Jim Molyneux

Personal information
- Full name: James Molyneux
- Date of birth: 1895
- Place of birth: Port Sunlight, England
- Date of death: 1950 (aged 54–55)
- Height: 5 ft 9 in (1.75 m)
- Position: Goalkeeper

Senior career*
- Years: Team / Apps / (Gls)
- –1910: Stockport County / ? / (?)
- 1910–1923: Chelsea / 210 / (0)

= Jim Molyneux =

English footballer (1895–1950)

Jim Molyneux (born in Port Sunlight) was an English footballer who played for Stockport County and Chelsea. He was a capable goalkeeper and popular with the Stamford Bridge crowd. Though not prone to theatrical displays like some keepers he did take risks.

==Club career==

Jim Molyneux started playing with Stockport County.

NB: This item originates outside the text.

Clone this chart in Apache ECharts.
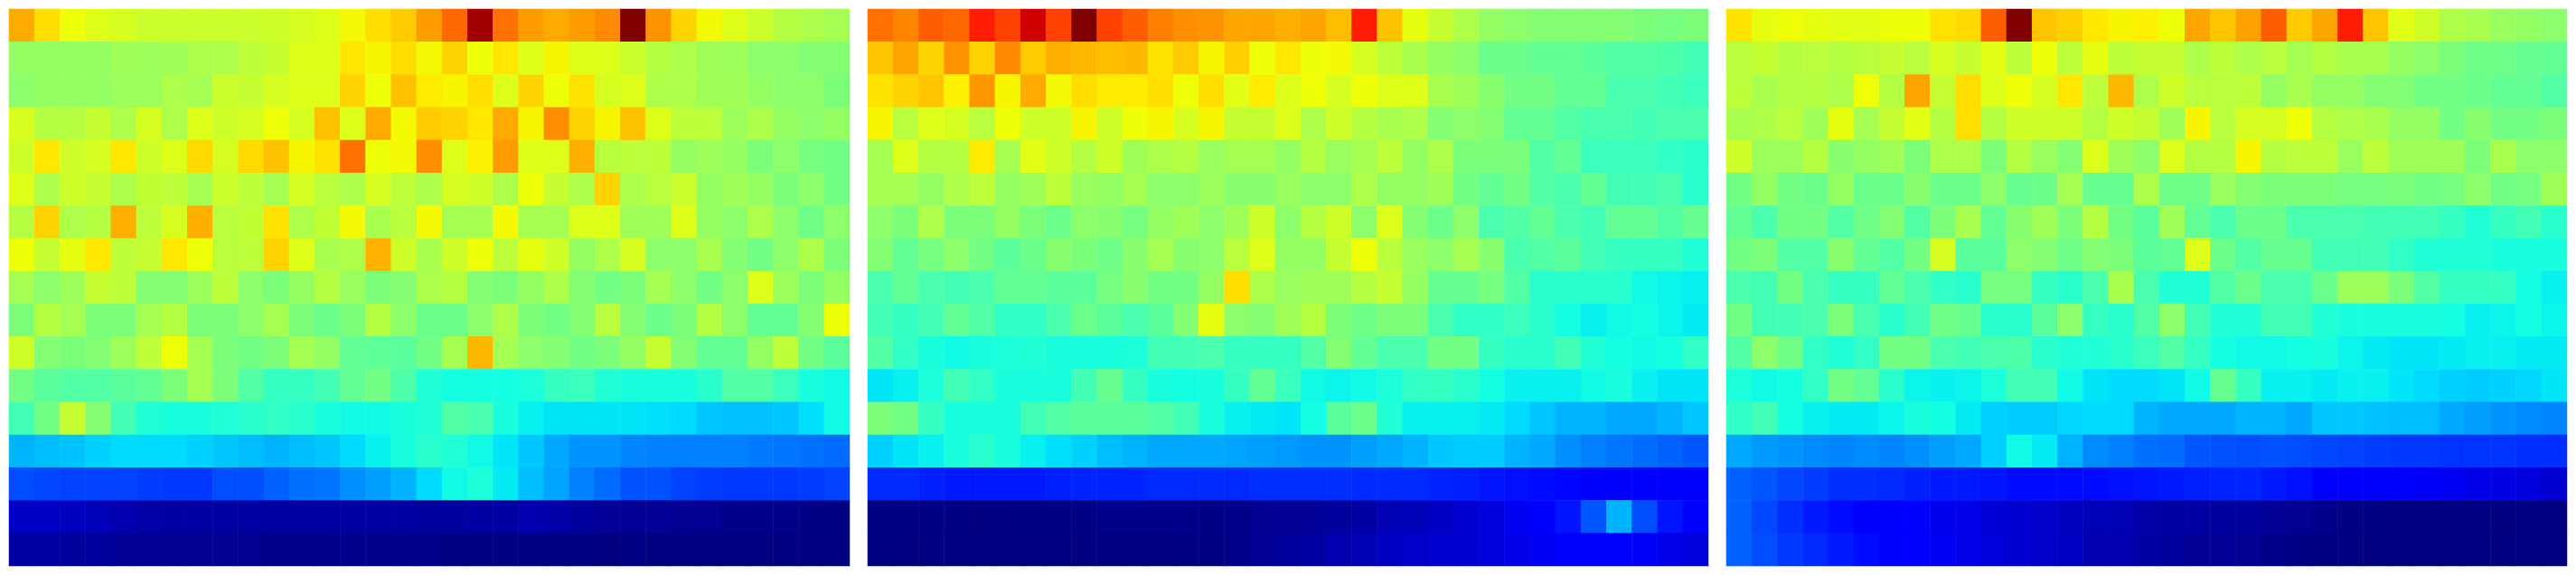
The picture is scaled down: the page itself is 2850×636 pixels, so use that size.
<!DOCTYPE html>
<html>
<head>
<meta charset="utf-8">
<style>html,body{margin:0;padding:0;background:#fff}#c{width:2850px;height:636px}</style>
<script src="https://cdn.jsdelivr.net/npm/echarts@6/dist/echarts.min.js"></script>
</head>
<body>
<div id="c"></div>
<script>
const columns = Array.from({length:33},(_, i)=>String(i));
const rows = Array.from({length:17},(_, i)=>String(i));

const panelA = [
[73,67.5,64,62,61,59.5,59.5,59.5,59.5,59.5,60,61,62,64.5,67.5,69.5,74.5,80,97,79,74.5,73,74.5,76.5,100,75.5,68.5,64.5,62,59.5,57,56,55],
[53,53,53,53,54.5,54,54.5,56,56,58,59,62,62,66.5,65,67.5,64.5,68.5,64,66.5,62,65,62,62,59.5,57,56,54.5,54,52,52,51,51],
[52,53,53,53,54,54,56,55,59.5,59,61,62,62,68.5,64,70.5,66,65,67.5,62,68.5,64,67,61,62,56,56,54.5,54.5,53,52,52,50],
[61,57,57,59,56,61,56,62,60,61,64,61,70.5,62,73,64.5,69.5,68.5,66.5,73,65,76,68.5,65,70.5,62,58,58,54,56,53,52,53],
[60,66.5,60,61,66.5,60,62,68,61,68,70.5,65,67,79,64,64.5,76,62,65.5,74.5,62,62,72.5,57.5,58,58,53,54,53,50,52,49.5,49],
[62,56,60,59,56,58.5,58,55,59.5,58,55,61,57.5,56,61,58,56,61,60,56,64,59,56,68.5,56,57.5,59.5,53,54.5,53,50,52,49],
[57,68.5,56,57,72.5,58,61,72.5,57.5,58.5,67,56,58.5,64.5,55.5,57.5,64.5,55,55,64.5,55,55,62,62,54.5,54.5,62,53,52,56,52,48.5,52],
[64,59,63,66.5,58,59,66.5,64,57.5,58,68.5,62,55.5,56,72,60,55.5,60,64,58,63,60,53,56,61,52,52,55.5,51,49,52,56,50],
[55,52,54,59,58,51,51,54,58,52,50,53,57,53.5,50,51,56,57,51,50,53,56,51,49,50,55,52,49,52,62,54,50,53],
[50,57,55,50,50,55,57,50,50,52,55,50,48,50,57,52,48,48,52,56,50,49,51,57.5,51,48,50,57,52,47,47,51,64],
[60,51,50,51,54,58,64,55,50,49,50,55,53,47,46.5,46,49,55,71.5,55,52,51,49,50,53,59,51,47,47,53,58,49,46],
[49,46,45,45,46,47,50,55,50,45,41.5,41.5,43,47,49,44.5,39,37.5,37.5,37.5,38.5,41.5,42,39,38,38,38,40,45,45,42,38,37],
[43,49,59,51,43,39,38,38,39,40,41,40,38,37,37,38,39,45,44,38,36,35,35,35,35,34.5,34,32,31.5,31.5,32,34.5,37],
[30,31,31.5,33,34,34,34,33,32,31,30,31,32,34,36,38,40,39,37,35,32,29,27,27,25.5,25,25,25,25,24.5,24,23.5,23],
[20,19.5,19,19,19,18.5,18,18,20,20,22,23.5,24,26.5,28,30,34,37,38.5,35.5,31,28.5,25,23,20.5,20.5,19,18.5,18,18,18,18.5,19],
[6,6,5.5,5,4,3.5,3,3,3,3,3,3,3,3,3,3,2.5,2.5,3,3,4,3.5,2.5,2,2,2,1.5,1.5,1,1,1,0.5,0.5],
[3,3,2.5,2.5,2,2,1.5,1.5,1.5,1.5,1,1,1,1,1,1,1,0.5,0.5,0.5,0.5,0.5,0.5,0,0.5,0,0,0,0,0,0,0,0]
];

const panelB = [
[79,77,81,80,88,84,93,84,100,84,81,77.5,76,75.5,73.5,73.5,72.5,73.5,71,88,70.5,63,59,56,53,52,51,51,51,51,50,49.5,50],
[70,73.5,68.5,75.5,68.5,76.5,69.5,72.5,71.5,71,71.5,67,69.5,65,69,64,66.5,64,64.5,61,58,55.5,53,52,48,48,47,47,46,45,45,44.5,43],
[67,68.5,70,65.5,75,65,73,64.5,67.5,66,66,67.5,64,67.5,62.5,66,62,64,61,64,62,62,55.5,54.5,51.5,49,49,47,47,44,44,43,42],
[65,57.5,62,61,57.5,64,60,60,65,60,64,65,61,65,59,59,62,56,60,57,55.5,56,51,52,51,47,47,45,44,44,43,44,44],
[55,62,57,57,66,55,62.5,60,57,60,54.5,56,57,53.5,55,55,53,57,53.5,55,58,53,56,50,50,50,45,47,42,42,42,41,40],
[55,55,53,56,58,53,54.5,58,53.5,53,55,52,52,54,51.5,51.5,53.5,52,52,56,53,53,54.5,49,47,49,45,44,47,43,43,44,40],
[52,50,56,50,50,53,50,48,52,51.5,49.5,53,54.5,52,54.5,60,52,57,60,52,62,51,48,52,44,45,47,44,43,47,47,45,47.5],
[51,47,49.5,52,49,46,48,51.5,50,48.5,51.5,55,51.5,52,57.5,62,53,53,59,64,57.5,53.5,52,55,51.5,44,45,46,43,41.5,41.5,41.5,39],
[44,47,44,43,44,47,47,46,46,49.5,51.5,49,49,53,67.5,56,53.5,54.5,54.5,57,59,53,47.5,47.5,49.5,45,40,40,40,40,37,36.5,36],
[43,41.5,43,47,45,41,41,44,48,46,44,46,51,63,52,51,54.5,57,50,48.5,50,50,44,41,41,42,40,37.5,36,37,37.5,36.5,35.5],
[45,41,38,37,38,38.5,39,38,38,38,38.5,43,43,44,41.5,41.5,41.5,45,51,47,44,44,49,49,41.5,40,40,43,39,37.5,37,37.5,41],
[35,36,38.5,43,41,38,38,38,43,47.5,41.5,38,37.5,38,41.5,47,42,37,36.5,37,38.5,41,41.5,40,37.5,36,36,36,37,38,36,35,35],
[50,49,41.5,38,38,38,43,45,46,46,46,45,43,38,36,35.5,35,37.5,46,48,39,36,36,36,35.5,34,32,30,30,29,29,30,32],
[33,35,36,38,40,38,36,34.5,33,31,30,29,29,29,28.5,28,27.5,27,27,28,29,30,32,32.5,32.5,30,29,26.5,25,24,23,22,21],
[16.5,16.5,15.5,15,15,15,15,15.5,16,16,16,16.5,16.5,16.5,16.5,17,17,17,17,16.5,16.5,16.5,16,15.5,14.5,14,13.5,13,12.5,12,12,12,12],
[0.5,0.2,0.2,0.2,0,0,0.2,0.5,0.5,1,1,1,1,0.5,1,1.5,2,2,2.5,3,4.5,5,6,7,8,10,11,14.5,21,30,20,14.5,12],
[0.2,0,0,0,0,0,0,0,0,0,0,0,0.2,0.2,1,2,2.5,3,4,4.5,6,6.5,7,7,8,9,10,11,12,12,10.5,9,8]
];

const panelC = [
[67,63,64,63,62.5,62.5,64,64,67,68,81,100,70,69,66.5,65,65.5,64,73.5,70,74,81,69.5,73.5,88,70,62.5,60,56,55.5,53.5,53,52],
[57.5,59,57,57.5,57,57.5,59,57.5,61,59,62.5,58,64,58,63,58,59,59,56,58,56,57.5,55,57,55.5,55.5,53,52,50,48.5,48.5,47.5,47],
[58,55.5,57,57,56,64,57,73.5,59,67.5,62,64,61,66.5,58,71.5,56,60,57.5,57.5,58,53,55.5,53,53,51,51,49,49,48,47,47,45],
[55.5,56,57.5,54.5,63,55,59,62.5,57,67.5,57,60,60,60,57,60,59,54.5,65,57.5,61,61,64,57,56,55.5,53,53,49,51.5,49,49,50],
[60,54,54,57,51.5,53,54.5,50,56,56,50,57,53.5,51,62,54.5,52,62,57,57,65,57,58,58,53.5,58,54.5,54.5,54.5,50,55.5,52,52],
[49,53,49,48,53,48,48,51.5,48,48,52,47.5,48,55,47.5,47.5,56,48.5,48.5,53.5,51,50,50,50,49.5,49.5,50,49,49.5,52,49,49.5,54.5],
[47,44,49,49,45,48.5,51,45,50,55.5,47,51.5,54.5,50,57,49,46,54.5,47,44,48,48,44,44,44,43,43,43,41.5,39,41.5,43,40],
[49,50,45,45,51.5,47,45,49,61,46,46,52,51,48.5,51,50,46,47,62,48,45,47.5,47.5,43,43,43,41,39,39,39,38,38,38],
[44,43,49,44,41.5,41.5,47,44,41,40,49.5,49.5,41.5,40,44,55.5,44,39,39,45,48,44,44,48,54,54,50,45,41.5,41.5,41.5,37.5,36],
[49,43,43,44,50,44,40,43,48.5,47.5,40,40,46,52,41.5,40,45,52,43,39,39,43,43,39,38,38,38,38,37.5,36,36.5,37.5,36.5],
[45,52,48.5,41,39,41,49,49,44,43,44,44.5,40,39,39,40,42,45,41.5,37.5,37,37,37.5,38,36.5,35.5,35,35,35.5,36,36,35.5,35.5],
[38.5,37,37.5,41,49,47,40,36.5,36,36.5,38.5,43,43,37,35,34,34,35,37,47.5,41.5,36,36,35.5,36,36,35,34,33,32.5,33,33.5,35],
[41,43,37.5,36,35.5,35.5,36.5,38,37.5,35.5,33,32.5,32.5,33.5,34,34,30,29,29,29,30,30,29,32,32,31.5,31,31,29,28,27,26,25.5],
[29,27.5,27,26,25.5,26,25.5,26.5,28,29,33,37,35.5,30,26,25,23.5,23,21,20.5,20,20.5,20,19.5,19,18.5,18,18,17.5,17.5,17.5,17,17],
[22,21,19.5,18.5,17,17,16.5,15.5,15,15,14.5,13.5,13.5,13.5,13.5,14,14.5,15,15.5,16,16,15,14,12,12,12,12,10.5,10,9,8.5,8,7],
[22,19.5,17,15,13.5,11.5,12,12,9.5,9,7.5,7,6.5,5.5,5,4.5,3.5,3,3,2.5,2.5,2,1.5,1,0.5,0.5,0,0,0,0,0,0,0],
[22,20,18,16.5,15,13.5,12,12,10,9,8,7,6.5,6,4,4,3,2.5,2,2,1.5,1,0.5,0.3,0,0,0,0,0,0,0,0,0]
];

function jetColor(t){
  const seg=(p,x)=>{for(let i=1;i<p.length;i++){if(x<=p[i][0]){const a=p[i-1],b=p[i];return a[1]+(b[1]-a[1])*(x-a[0])/(b[0]-a[0]);}}return p[p.length-1][1];};
  const r=seg([[0,0],[0.35,0],[0.66,1],[0.89,1],[1,0.5]],t);
  const g=seg([[0,0],[0.125,0],[0.375,1],[0.64,1],[0.91,0],[1,0]],t);
  const b=seg([[0,0.5],[0.11,1],[0.34,1],[0.65,0],[1,0]],t);
  return 'rgb('+Math.round(r*255)+','+Math.round(g*255)+','+Math.round(b*255)+')';
}
const jet=[];for(let i=0;i<=200;i++)jet.push(jetColor(i/200));

const panels=[panelA,panelB,panelC];
const lefts=[10,960,1910];
const option={
  animation:false,
  backgroundColor:'#fff',
  tooltip:{show:false},
  visualMap:{show:false,type:'continuous',min:0,max:100,seriesIndex:[0,1,2],inRange:{color:jet}},
  grid:lefts.map(l=>({left:l,top:10,width:930,height:616})),
  xAxis:lefts.map((_, i)=>({type:'category',gridIndex:i,data:columns,show:false})),
  yAxis:lefts.map((_, i)=>({type:'category',gridIndex:i,data:rows,inverse:true,show:false})),
  series:panels.map((p,i)=>({
    type:'heatmap',xAxisIndex:i,yAxisIndex:i,progressive:0,silent:true,
    data:p.flatMap((row,y)=>row.map((v,x)=>[x,y,v]))
  }))
};
echarts.init(document.getElementById('c'),null,{renderer:'canvas'}).setOption(option);
</script>
</body>
</html>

In 1910 he transferred to David Calderhead's Chelsea where he became a first team regular.
He was a member of the Chelsea side that reached the FA Cup in 1915. The Manchester Guardian singled out his performance in the match for praise and felt that he had been let down by his defence in all three goals that Chelsea conceded though others suggest the first goal was as a result of an error on his part. He would go on to make 239 appearances for Chelsea, keeping 77 clean sheets, before finally leaving in 1923.